Sunday, July 8, 2018

Jul 8 - 14th Sunday in Ordinary Time


+ This gospel passage seems timely; sometimes a preacher wonders what it might be like to return to his native place, his hometown, the place where he grew up, the church that he attended. This time he would not have the relatively minor role to play as it was in his youth, but rather this time, a central one, as presider and preacher and worker in various helping ministries. Would he receive the same reception that Jesus got? Would they shake their heads and say, “where did he get all this stuff?”  he is just one of the neighborhood kids, made big, a “big-shot” -  and is now home trying to show off! Or have things changed? Would it be different now? I wonder!

“A prophet is not without honor except in his native place and among his own kin and in his own house!”  These are Jesus’ own words; and he could not perform any mighty deeds there, in his hometown, apart from curing a few sick people by laying his hands on them. He was amazed at their lack of faith! Not just lack of faith in him, but apparently in anything at all. But maybe, the few sick that are greatly improved or cured are worth the effort of the one who returns – and makes it all worthwhile for them! And depending on the size of his family, he might have a lot of little, out of the lime-light kinds of deeds, that can be done that would bolster and help build the faith of the whole family at its roots.

Perhaps a preacher, priest or teacher ought to consider these things when making a home visit! The Lord usually works in small ways, behind the big scenes! If the Lord has sent any minister to bring glad tidings to the poor and sick: then perhaps it ought to be left up to the Lord to situate and place the minister where he wants him or them to be – realizing that for the most part, priest, ministers, teachers will not have the world-stage – but he could make an enormous difference in the small group that he interacts with daily in his local venue.

The second reading today speaks of the trust that the minister – wherever he may be – must have; trust in the Lord God to be his strength; and the trust involved in claiming and proclaiming his weakness and total need for the Lord’s help: for this is the only way that God’s power comes in force. God’s ministry must be done by God! Therefore, we, the ministers must get our-selves out of the way! We can then say and do things that we never thought possible of us on our own! God tells St. Paul that “in his weakness, his grace is sufficient for him, for power is made perfect in weakness!” This seems quite contrary, but it is a true and valid spiritual principle – St. Paul proved it over and over again!

And finally, the whole impetus behind Paul going forth, and ministers of the Gospel for generations after him, is because the rebelliousness of the human race is still rampant as we read in the first reading from the Prophet Ezekiel.

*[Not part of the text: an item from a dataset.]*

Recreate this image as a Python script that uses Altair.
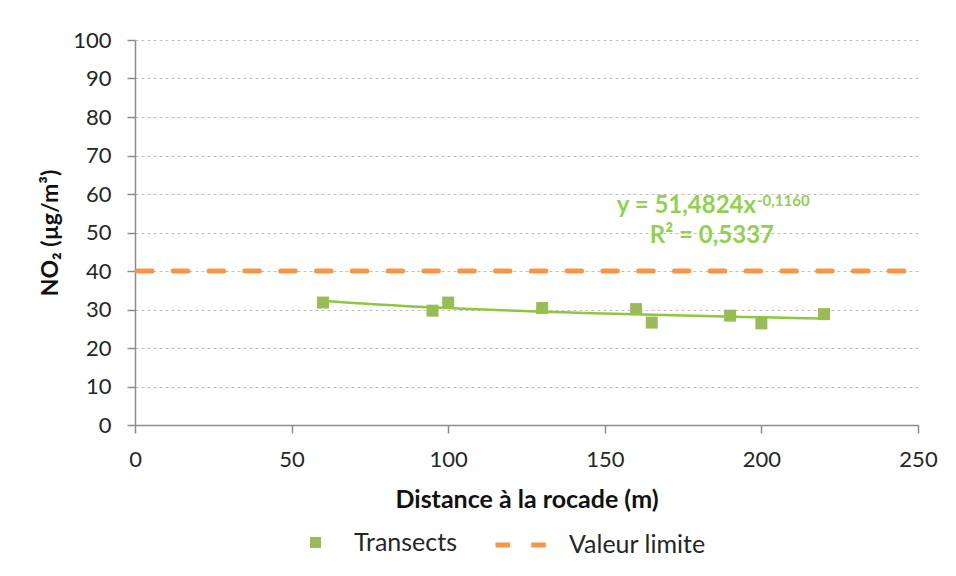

And these people must know that a great Prophet will rise among them – and the opportunity will rise for each and every one of them to turn away from their stubbornnesses and sinfulness as a result of preaching and teaching of the ones sent to do it; and the lost will be encouraged to come home, the burdened to become unburdened, and the prisoners to become free!

Needless to say, the political cowardice that is rampant in our country today, and the imbecility of the person “in charge” and the ramifications that are already world-wide in the most negative of ways – rests in part on our shoulders – for we are all bound together whether we like it or not – we – who are citizens of heaven by our baptisms, must speak out in the civil arena, because our role in the public square is to lead the world to its own transformation into the glorious kingdom of God – when there will be a new heavens and a new earth.

And so, impelled by those who have come before us, and remain with us, may we fix our eyes intently on the Lord – and his Cross – pleading for his mercy! – and all will be well, for all actually is well!